Production and development
Playing House first appeared on the USA Network development slate in February 2013, under the name Untitled Lennon Parham/Jessica St. Clair Project. The series was created by Lennon Parham and Jessica St. Clair who also star in the series and executive produce alongside Scot Armstrong and Ravi Nandan, and the production companies Universal Cable Productions and American Work.

Casting announcements began in February 2013, with Parham, St. Clair and Zach Woods announced as starring in the series when USA Network ordered the presentation. Parham and St. Clair signed on to play the lead roles of Maggie, an expectant mother who turns to her career-driven best friend Emma. Keegan-Michael Key and Brad Morris then signed on to the series, with Key playing the role of Mark, a cop who holds resentment towards Emma because she turned down his proposal and left town twelve years earlier, and Morris playing the role of Bruce, Maggie's husband, who cheats on her.

On May 16, 2013, Playing House was ordered to series, making it the second original half-hour comedy series for the USA Network after Sirens.

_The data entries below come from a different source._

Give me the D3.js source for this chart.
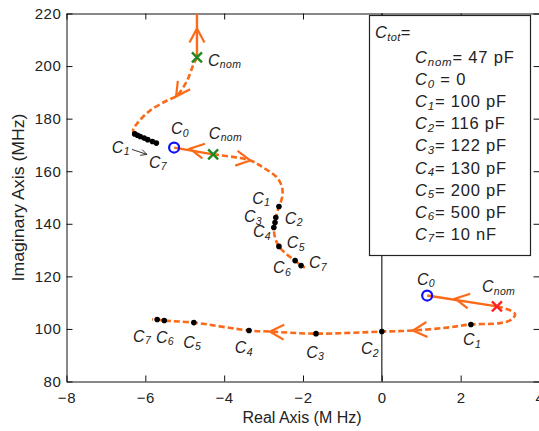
<!DOCTYPE html>
<html>
<head>
<meta charset="utf-8">
<script src="https://cdn.jsdelivr.net/npm/d3@7"></script>
<style>
  body { margin: 0; background: #fff; }
  svg { display: block; }
  text { font-family: "Liberation Sans", Arial, sans-serif; fill: #222; }
</style>
</head>
<body>
<svg id="chart" width="539" height="431"></svg>
<script>
// ---- axis ticks ----
const xTicks = [-8, -6, -4, -2, 0, 2, 4];
const yTicks = [80, 100, 120, 140, 160, 180, 200, 220];

// ---- branch 1 (upper-left pole) ----
const b1Solid  = [[-4.69, 220], [-4.69, 203.3]];
const b1Dashed = [[-4.69, 203.3], [-4.79, 200.2], [-4.94, 194.5], [-5.20, 188.8], [-5.45, 186.9],
                  [-5.88, 183.1], [-6.19, 178.5], [-6.31, 175.5], [-6.26, 174.3], [-6.14, 173.2],
                  [-5.96, 172.1], [-5.83, 171.3], [-5.70, 170.5]];
const b1Nom    = [-4.69, 203.3];
const b1Marks  = [[-6.27, 174.2], [-6.20, 173.7], [-6.13, 173.2], [-6.03, 172.6], [-5.94, 172.0],
                  [-5.82, 171.3], [-5.72, 170.7]];

// ---- branch 2 (middle pole) ----
const b2Solid  = [[-5.27, 169.0], [-4.28, 166.4]];
const b2Dashed = [[-4.28, 166.4], [-3.34, 164.1], [-3.01, 161.4], [-2.66, 157.6], [-2.53, 153.8],
                  [-2.53, 150.0], [-2.61, 146.6], [-2.69, 142.4], [-2.71, 140.5], [-2.74, 138.6],
                  [-2.71, 134.8], [-2.61, 131.4], [-2.41, 128.3], [-2.20, 126.0], [-2.05, 124.1],
                  [-1.95, 123.4]];
const b2Zero   = [-5.27, 169.0];
const b2Nom    = [-4.28, 166.4];
const b2Marks  = [[-2.61, 146.6], [-2.69, 142.4], [-2.71, 140.5], [-2.74, 138.6],
                  [-2.61, 131.4], [-2.20, 126.0], [-2.05, 124.1]];

// ---- branch 3 (lower pole) ----
const b3Solid  = [[1.15, 112.7], [2.92, 108.6]];
const b3Dashed = [[2.92, 108.6], [3.25, 107.1], [3.38, 105.6], [3.30, 103.7], [3.00, 102.2],
                  [2.26, 101.7], [1.65, 100.5], [0.79, 99.4], [0.00, 99.0], [-1.67, 98.2],
                  [-2.84, 99.0], [-3.37, 99.4], [-4.77, 102.4], [-5.52, 103.2], [-5.70, 103.6],
                  [-5.83, 103.6]];
const b3Zero   = [1.15, 112.7];
const b3Nom    = [2.92, 108.6];
const b3Marks  = [[2.26, 101.7], [0.00, 99.0], [-1.67, 98.2], [-3.37, 99.4],
                  [-4.77, 102.4], [-5.52, 103.2], [-5.70, 103.6]];

// direction arrows: [tipX, tipY, backX, backY]
const arrowHeads = [
  [-4.69, 214.3, -4.69, 208.0],
  [-5.22, 188.4, -4.94, 194.5],
  [-4.87, 168.6, -4.50, 167.6],
  [-3.34, 164.1, -3.80, 165.2],
  [ 1.86, 111.5,  2.40, 110.1],
  [ 0.79,  99.4,  1.40, 100.1],
  [-2.84,  99.0, -2.20,  98.6]
];

// point annotations: [subscript, x, y] (text start, baseline)
const annotations = [
  ["nom", -4.41, 200.2], ["0", -5.35, 174.0], ["nom", -4.39, 172.4],
  ["1", -6.85, 167.1], ["7", -5.91, 161.4],
  ["1", -3.29, 147.7], ["3", -3.50, 140.5], ["2", -2.46, 140.1], ["4", -3.27, 134.8],
  ["5", -2.41, 130.6], ["6", -2.76, 121.1], ["7", -1.85, 123.0],
  ["0", 0.89, 116.9], ["nom", 2.54, 113.9], ["1", 2.06, 93.7], ["2", -0.53, 90.3],
  ["3", -1.92, 89.1], ["4", -3.73, 90.7], ["5", -5.04, 92.9], ["6", -5.73, 94.8], ["7", -6.31, 95.2]
];
const noteArrow = [[-6.34, 168.3], [-5.96, 166.4]];

// legend entries
const legendTitle = ["tot", "="];
const legendItems = [["nom", "= 47 pF"], ["0", " = 0"], ["1", "= 100 pF"], ["2", "= 116 pF"],
                     ["3", "= 122 pF"], ["4", "= 130 pF"], ["5", "= 200 pF"], ["6", "= 500 pF"],
                     ["7", "= 10 nF"]];

// ---- layout ----
const svg = d3.select("#chart");
const x = d3.scaleLinear().domain([-8, 4]).range([66.5, 539.5]);
const y = d3.scaleLinear().domain([80, 220]).range([381.5, 13.5]);
const ORANGE = "#fb6a18";

const defs = svg.append("defs");
defs.append("clipPath").attr("id", "plotClip")
  .append("rect").attr("x", x(-8)).attr("y", y(220)).attr("width", x(4) - x(-8)).attr("height", y(80) - y(220));

// axes with inward ticks on all four sides
const axisStyle = g => {
  g.selectAll("path.domain").attr("stroke", "#111").attr("stroke-width", 1);
  g.selectAll(".tick line").attr("stroke", "#111").attr("stroke-width", 1);
  g.selectAll(".tick text").style("font-size", "15px").style("letter-spacing", "0.6px").attr("fill", "#222")
    .style("font-family", '"Liberation Sans", Arial, sans-serif');
};
svg.append("g").attr("transform", `translate(0,${y(80)})`)
  .call(d3.axisBottom(x).tickValues(xTicks).tickFormat(d3.format("d")).tickSizeInner(-6).tickSizeOuter(0).tickPadding(11))
  .call(axisStyle);
svg.append("g").attr("transform", `translate(${x(-8)},0)`)
  .call(d3.axisLeft(y).tickValues(yTicks).tickFormat(d3.format("d")).tickSizeInner(-6).tickSizeOuter(0).tickPadding(5))
  .call(axisStyle);
svg.append("g").attr("transform", `translate(0,${y(220)})`)
  .call(d3.axisTop(x).tickValues(xTicks).tickFormat("").tickSizeInner(-6).tickSizeOuter(0))
  .call(axisStyle);
svg.append("g").attr("transform", `translate(${x(4)},0)`)
  .call(d3.axisRight(y).tickValues(yTicks).tickFormat("").tickSizeInner(-6).tickSizeOuter(0))
  .call(axisStyle);

// axis titles
svg.append("text").attr("x", 302).attr("y", 423).attr("text-anchor", "middle")
  .style("font-size", "16px").text("Real Axis (M Hz)");
svg.append("text").attr("transform", `translate(24,${(y(80) + y(220)) / 2}) rotate(-90)`)
  .attr("text-anchor", "middle").attr("textLength", 168).attr("lengthAdjust", "spacingAndGlyphs")
  .style("font-size", "16px").text("Imaginary Axis (MHz)");

// vertical line at Re = 0
svg.append("line").attr("x1", x(0)).attr("x2", x(0)).attr("y1", y(80)).attr("y2", y(220))
  .attr("stroke", "#222").attr("stroke-width", 1.2);

// legend box
const lg = svg.append("g");
lg.append("rect").attr("x", 369.5).attr("y", 15.5).attr("width", 161).attr("height", 240)
  .attr("fill", "#fff").attr("stroke", "#222").attr("stroke-width", 1.2);

function cText(g, px, py, sub, rest, size, subSize, spacing) {
  const t = g.append("text").attr("x", px).attr("y", py).style("font-size", size + "px")
    .style("letter-spacing", (spacing || 0) + "px");
  t.append("tspan").style("font-style", "italic").text("C");
  t.append("tspan").style("font-style", "italic").style("font-size", subSize + "px").attr("dy", 2.5).text(sub);
  if (rest) t.append("tspan").attr("dy", -2.5).text(rest);
  return t;
}
cText(lg, 375, 38, legendTitle[0], legendTitle[1], 16.5, 11, 0.4);
legendItems.forEach((d, i) => cText(lg, 415, 63 + i * 22.1, d[0], d[1], 16.5, 11.5, 0.8));

// ---- curves ----
const plot = svg.append("g").attr("clip-path", "url(#plotClip)");
const line = d3.line().x(d => x(d[0])).y(d => y(d[1])).curve(d3.curveCatmullRom.alpha(0.5));

[b1Solid, b2Solid, b3Solid].forEach(s =>
  plot.append("path").attr("d", line(s)).attr("fill", "none").attr("stroke", ORANGE).attr("stroke-width", 2.4));
[b1Dashed, b2Dashed, b3Dashed].forEach(s =>
  plot.append("path").attr("d", line(s)).attr("fill", "none").attr("stroke", ORANGE)
    .attr("stroke-width", 2.6).attr("stroke-dasharray", "6 3"));

// arrow heads (open V)
arrowHeads.forEach(([tx, ty, bx, by]) => {
  const px = x(tx), py = y(ty);
  const ang = Math.atan2(py - y(by), px - x(bx));
  const L = 14, Wd = 7.5;
  const p1 = [px - L * Math.cos(ang) + Wd * Math.sin(ang), py - L * Math.sin(ang) - Wd * Math.cos(ang)];
  const p2 = [px - L * Math.cos(ang) - Wd * Math.sin(ang), py - L * Math.sin(ang) + Wd * Math.cos(ang)];
  plot.append("path").attr("d", `M${p1}L${px},${py}L${p2}`)
    .attr("fill", "none").attr("stroke", ORANGE).attr("stroke-width", 2.2);
});

// black markers at C1..C7
[b1Marks, b2Marks, b3Marks].forEach(m =>
  plot.selectAll(null).data(m).enter().append("circle")
    .attr("cx", d => x(d[0])).attr("cy", d => y(d[1])).attr("r", 2.8).attr("fill", "#000"));

// C0 circles
[b2Zero, b3Zero].forEach(p =>
  plot.append("circle").attr("cx", x(p[0])).attr("cy", y(p[1])).attr("r", 5)
    .attr("fill", "none").attr("stroke", "#1010ff").attr("stroke-width", 2.2));

// Cnom crosses
function cross(p, color) {
  const cx = x(p[0]), cy = y(p[1]), s = 5;
  plot.append("path").attr("d", `M${cx - s},${cy - s}L${cx + s},${cy + s}M${cx - s},${cy + s}L${cx + s},${cy - s}`)
    .attr("stroke", color).attr("stroke-width", 2.4);
}
cross(b1Nom, "#1f8a1f");
cross(b2Nom, "#1f8a1f");
cross(b3Nom, "#ff2222");

// annotation labels
const ann = svg.append("g");
annotations.forEach(([sub, ax, ay]) => cText(ann, x(ax), y(ay), sub, null, 16, 10.5, 0.3));

// C1 -> C7 pointer
const [na, nb] = noteArrow;
const ax1 = x(na[0]), ay1 = y(na[1]), ax2 = x(nb[0]), ay2 = y(nb[1]);
const ang = Math.atan2(ay2 - ay1, ax2 - ax1);
ann.append("line").attr("x1", ax1).attr("y1", ay1).attr("x2", ax2).attr("y2", ay2)
  .attr("stroke", "#333").attr("stroke-width", 1);
ann.append("path")
  .attr("d", `M${ax2 - 6 * Math.cos(ang) + 3 * Math.sin(ang)},${ay2 - 6 * Math.sin(ang) - 3 * Math.cos(ang)}L${ax2},${ay2}L${ax2 - 6 * Math.cos(ang) - 3 * Math.sin(ang)},${ay2 - 6 * Math.sin(ang) + 3 * Math.cos(ang)}`)
  .attr("fill", "none").attr("stroke", "#333").attr("stroke-width", 1);
</script>
</body>
</html>
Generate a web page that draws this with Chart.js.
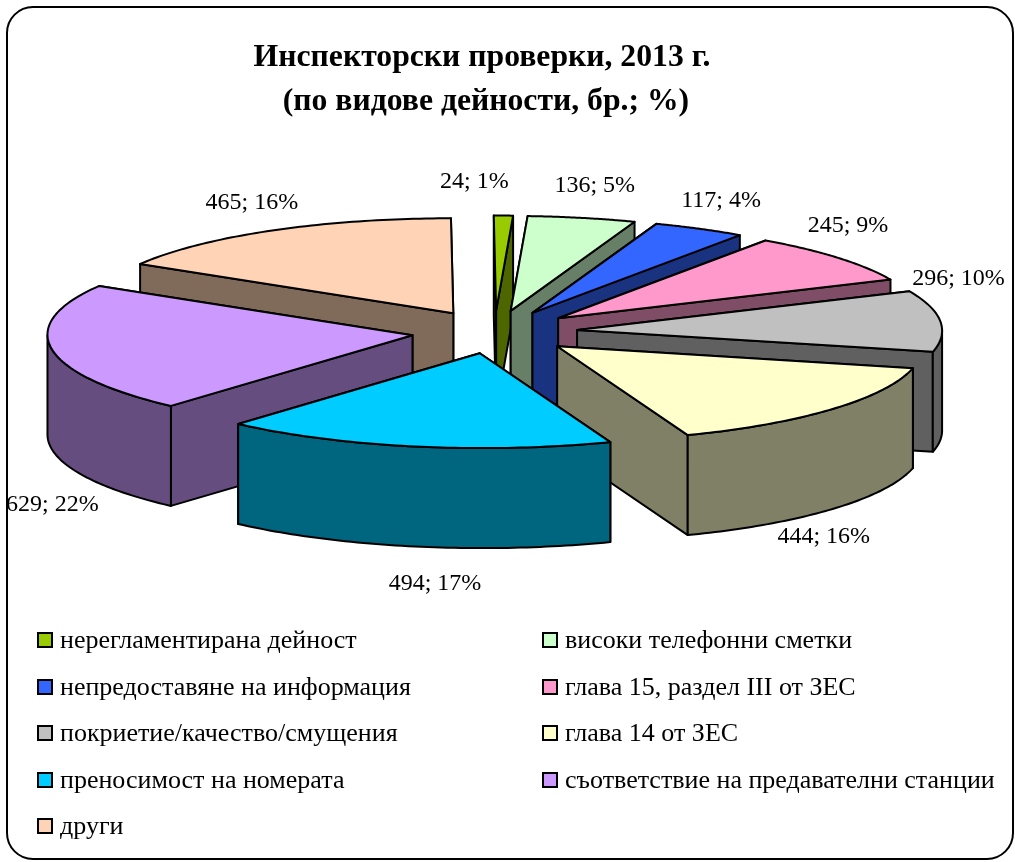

On December 8, 2014, USA Network renewed Playing House for an eight-episode second season. Through a new model, each of the episodes will be released on video-on-demand platforms before airing a week later on USA. On January 14, 2016, Playing House was renewed for a third season.

Reception
The first season of Playing House scored 65 out of 100 on Metacritic based on 13 "generally favorable" reviews. On another review aggregator site, Rotten Tomatoes, it holds a 76% rating with an average rating of 7.1 out of 10, based on 17 reviews. The site's critical consensus reads: "Jessica St. Clair and Lennon Parham are a comedy duo worth watching, and their chemistry helps to make Playing House reasonably enjoyable and perceptive."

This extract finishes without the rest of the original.